Jan. 22, 2025 |
Europe talks the talk. One day after Donald Trump took office in Washington for a second time, European Commission President Ursula von der Leyen appeared in Davos to give a speech at the World Economic Forum. She made a point of repeatedly describing Europe as an independent and powerful actor in global politics and economics, regardless of what happens in the U.S. Which seems about normal for a high-ranking official in Brussels.
She also called for a new era of EU integration and presented three major economic reforms that her office plans to roll out shortly: 1) to unify the bloc’s fragmented capital markets, to channel the billions of euros in EU savings accounts into investments; 2) to build world-beating companies by cutting bureaucratic burdens in favor of a single set of rules across the union; and 3) to create a new “energy union” that will permanently end Europe’s reliance on natural gas from Russia.
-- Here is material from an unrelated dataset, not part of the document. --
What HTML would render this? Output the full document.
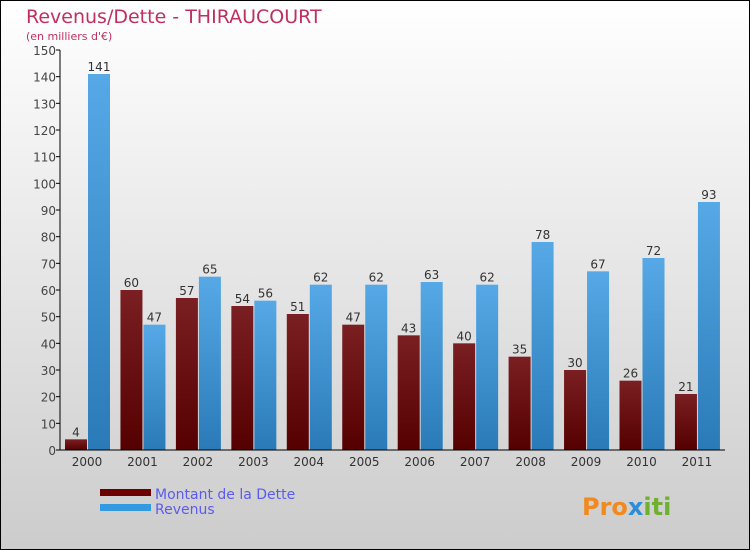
<!DOCTYPE html>
<html><head><meta charset="utf-8"><style>
body{margin:0;width:750px;height:550px;overflow:hidden}
svg{display:block;font-family:"DejaVu Sans","Liberation Sans",sans-serif}
</style></head><body>
<svg id="chart" width="750" height="550">
<defs>
<linearGradient id="bg" x1="0" y1="0" x2="0" y2="1"><stop offset="0" stop-color="#ffffff"/><stop offset="1" stop-color="#cccccc"/></linearGradient>
<linearGradient id="gd" x1="0" y1="0" x2="0" y2="1"><stop offset="0" stop-color="#7a1f22"/><stop offset="1" stop-color="#550000"/></linearGradient>
<linearGradient id="gr" x1="0" y1="0" x2="0" y2="1"><stop offset="0" stop-color="#56a9e6"/><stop offset="1" stop-color="#2a7ab8"/></linearGradient>
</defs>
<rect x="0.5" y="0.5" width="749" height="549" fill="url(#bg)" stroke="#000"/>
<text x="26" y="23" font-size="19" fill="#c0305f">Revenus/Dette - THIRAUCOURT</text>
<text x="26" y="40" font-size="11" fill="#c0305f">(en milliers d'€)</text>
<g id="plot"></g>
<g>
<rect x="100" y="489" width="51" height="7" fill="#6b0000"/>
<text x="155" y="499" font-size="14" fill="#5b5bf0">Montant de la Dette</text>
<rect x="100" y="504" width="51" height="7" fill="#3399e0"/>
<text x="155" y="514" font-size="14" fill="#5b5bf0">Revenus</text>
</g>
<text x="582" y="515" font-size="24" font-weight="bold" fill="#f08a20">Pro<tspan fill="#2a8fd8">x</tspan><tspan fill="#70b030">iti</tspan></text>
</svg>
<script>
const years=["2000","2001","2002","2003","2004","2005","2006","2007","2008","2009","2010","2011"];
const dette=[4,60,57,54,51,47,43,40,35,30,26,21];
const revenus=[141,47,65,56,62,62,63,62,78,67,72,93];
const ticks=[0,10,20,30,40,50,60,70,80,90,100,110,120,130,140,150];
const NS="http://www.w3.org/2000/svg";
const g=document.getElementById('plot');
const y0=450,y1=50,vmax=150,x0=60,step=55.45,first=87,bw=22;
const yS=v=>y0-(v/vmax)*(y0-y1);
const xS=i=>first+i*step;
function mk(t,a,p){const e=document.createElementNS(NS,t);for(const k in a)e.setAttribute(k,a[k]);(p||g).appendChild(e);return e;}
ticks.forEach(t=>{
 const l=mk('line',{x1:x0-4,x2:x0,y1:yS(t),y2:yS(t),stroke:'#000'});
 
 
 const tx=mk('text',{x:x0-4,y:yS(t)+5,'font-size':12,fill:'#444','text-anchor':'end'});
 tx.textContent=t;
 
 
});
years.forEach((yr,i)=>{
 const c=xS(i);
 const a=mk('rect',{x:c-bw,y:yS(dette[i]),width:bw,height:y0-yS(dette[i]),fill:'url(#gd)'});
 
 
 const b=mk('rect',{x:c+1,y:yS(revenus[i]),width:bw,height:y0-yS(revenus[i]),fill:'url(#gr)'});
 
 
 const la=mk('text',{x:c-bw/2,y:yS(dette[i])-3,'font-size':12,fill:'#333','text-anchor':'middle'});
 la.textContent=dette[i];
 
 
 const lb=mk('text',{x:c+1+bw/2,y:yS(revenus[i])-3,'font-size':12,fill:'#333','text-anchor':'middle'});
 lb.textContent=revenus[i];
 
 
 const xl=mk('text',{x:c,y:466,'font-size':12,fill:'#333','text-anchor':'middle'});
 xl.textContent=yr;
 
 
});
const ya=mk('line',{x1:x0,x2:x0,y1:y1,y2:y0,stroke:'#000'});


const xa=mk('line',{x1:x0,x2:725,y1:y0,y2:y0,stroke:'#000'});


</script>
</body></html>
But if all is as well in the EU as she says, why does she think it needs these economic reforms?
Despite Von der Leyen’s assuring delivery, the EU is facing entrenched economic problems: The bloc’s economy is stagnant, and it’s falling farther behind the U.S. every year. In 1995, worker productivity in the U.S. and the EU was roughly the same. But today, European productivity is 20 percent below that of the U.S. America’s GDP is now 30 percent higher than the EU’s, and the gap has doubled over the past 20 years.
Earlier this month, Martin Wolf looked at the reasons why Europe has fallen so far behind the U.S.—and the weaknesses he sees track with the targets of Von der Leyen’s plans. For example, European companies have failed to innovate in the way that U.S. companies have, which is why so few of the world’s biggest tech firms are headquartered in the EU. Innovation in America, Wolf says, is largely fueled by massively higher investment, which is mostly mediated through dynamic capital markets and venture capital—whereas in Europe, most business funding comes from banks, which are much more cautious about where they invest depositors’ money. Europe can take some important steps to increase its firms’ competitiveness, Wolf says—but even so, it’s not likely to catch up to America anytime soon.